Finding binaries from phase modulation of pulsating stars with Kepler: V. Orbital parameters, with eccentricity and mass-ratio distributions of 341 new binaries

TL;DR

This study uses pulsation timing of Kepler data to identify 341 new binaries among A/F stars, revealing their orbital parameters, mass-ratio distributions skewed towards low-mass companions, and insights into binary fractions across stellar masses.

Contribution

It introduces a pulsation timing method for measuring orbital parameters of intermediate-period binaries, expanding the known sample and analyzing mass-ratio and eccentricity distributions.

Findings

Identified 341 new binaries using pulsation timing.

Mass-ratio distribution peaks at q=0.2, skewed towards low-mass companions.
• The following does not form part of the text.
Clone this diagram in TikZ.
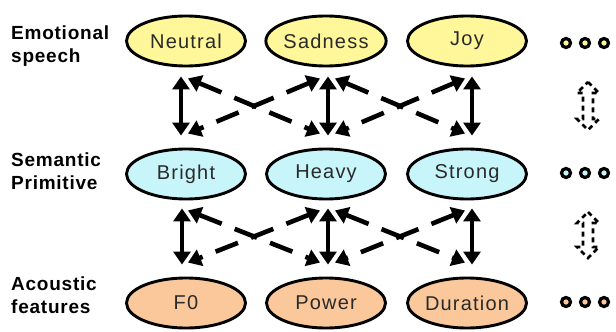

Binary fraction increases with primary star mass, from 5% to higher values for more massive stars.

Abstract

The orbital parameters of binaries at intermediate periods ($10^2$--$10^3$ d) are difficult to measure with conventional methods and are very incomplete. We have undertaken a new survey, applying our pulsation timing method to {\it Kepler} light curves of 2224 main-sequence A/F stars and found 341 non-eclipsing binaries. We calculate the orbital parameters for 317 PB1 systems (single-pulsator binaries) and 24 PB2s (double-pulsators). The method reaches down to small mass ratios $q=0.02$ and yields a highly homogeneous sample. We parametrize the mass-ratio distribution using both inversion and MCMC forward-modelling techniques, and find it to be skewed towards low-mass companions, peaking at $q=0.2$. While solar-type primaries show a brown dwarf desert across intermediate periods, we find a small but significant (2.6$\sigma$) population of extreme-mass-ratio companions ($q<0.1$) to our intermediate-mass primaries. Across periods of 100--1500 d and at $q>0.1$, we measure the binary fraction of current A/F primaries to be 15.4%$\pm$1.4%, though we find that a large fraction of the companions (21%$\pm$6%) are white dwarfs in post-mass-transfer systems with primaries that are now blue stragglers, some of which are the progenitors of Type Ia supernovae, barium stars, symbiotics, and related phenomena. Excluding these white dwarfs, we find the binary fraction of original A/F primaries to be 13.9%$\pm$2.1% over the same parameter space. Combining literature measurements with ours, we find the binary fraction across these periods is a constant 5% for primaries $M_1<0.8$ M$_{\odot}$, but then increases linearly with $\log M_1$, demonstrating that natal discs around more massive protostars $M_1>1$ M$_{\odot}$ become increasingly more prone to fragmentation. Finally, we find the eccentricity distribution of the main-sequence pairs to be much less eccentric than the thermal distribution.